I feel this is a big chicken-and-egg problem (and @smac seems to want to break that), but I believe @Achllle has a valid point: people who work with and on ROS have a rather biased view of things (perhaps privileged almost?).
Not just because they are invested and have an interest in seeing it succeed, but also because they are much, much better informed as to its current state, what is and what isn’t possible and supported, what the roadmap contains (and where things are relative to that roadmap) and, last but not least (and this has been discussed in Shape the Future of ROS 2 Documentation as well), don’t experience the large gap between being able to compile and run the examples/demos and knowing how to build ROS applications themselves.

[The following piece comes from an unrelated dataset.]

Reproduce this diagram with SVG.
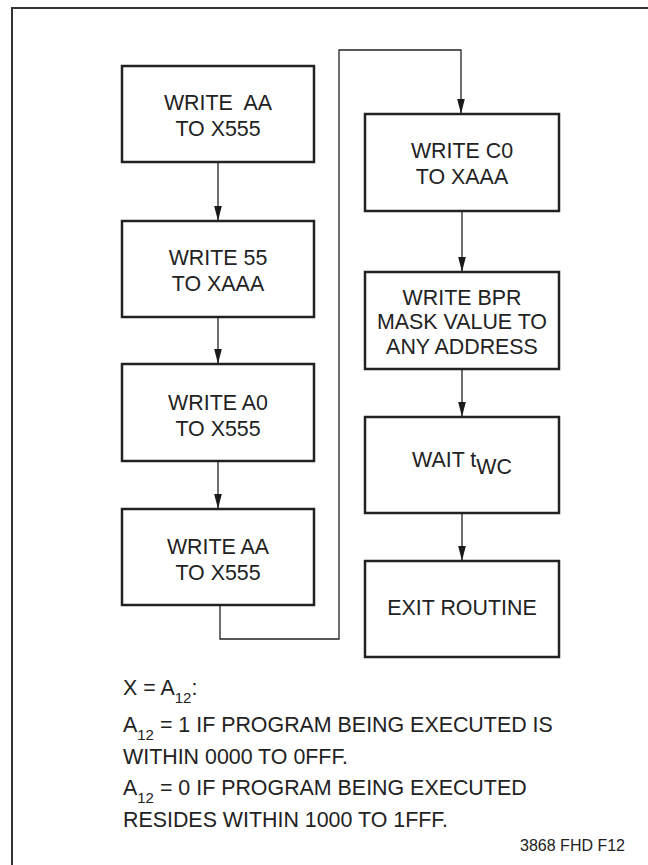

An example of this is the nr of issues on ROS 2 repositories (and on ROS Answers) where the poster reports a build issue which in the end turns out to be caused by them trying to compile master
(or whichever branch) on Dashing/Eloquent/some_other_version. If you’re aware of the development practices, it’s obviously clear you should not do this and should checkout
the appropriate branch. But it is apparently not so obvious to many users. And this is just one example, there is a myriad of things which are not obvious, unless you are part of the scene.
Changing the default branches to the ROS 2 ones just like that is going to contribute to the perception of things being underdocumented, underdeveloped and being “a mess” (note I wrote the perception, although in some cases it’s unfortunately true).
When should the change be made? I don’t know actually. But I do agree with @gbiggs that we cannot force this on “all of ROS” (whatever that means).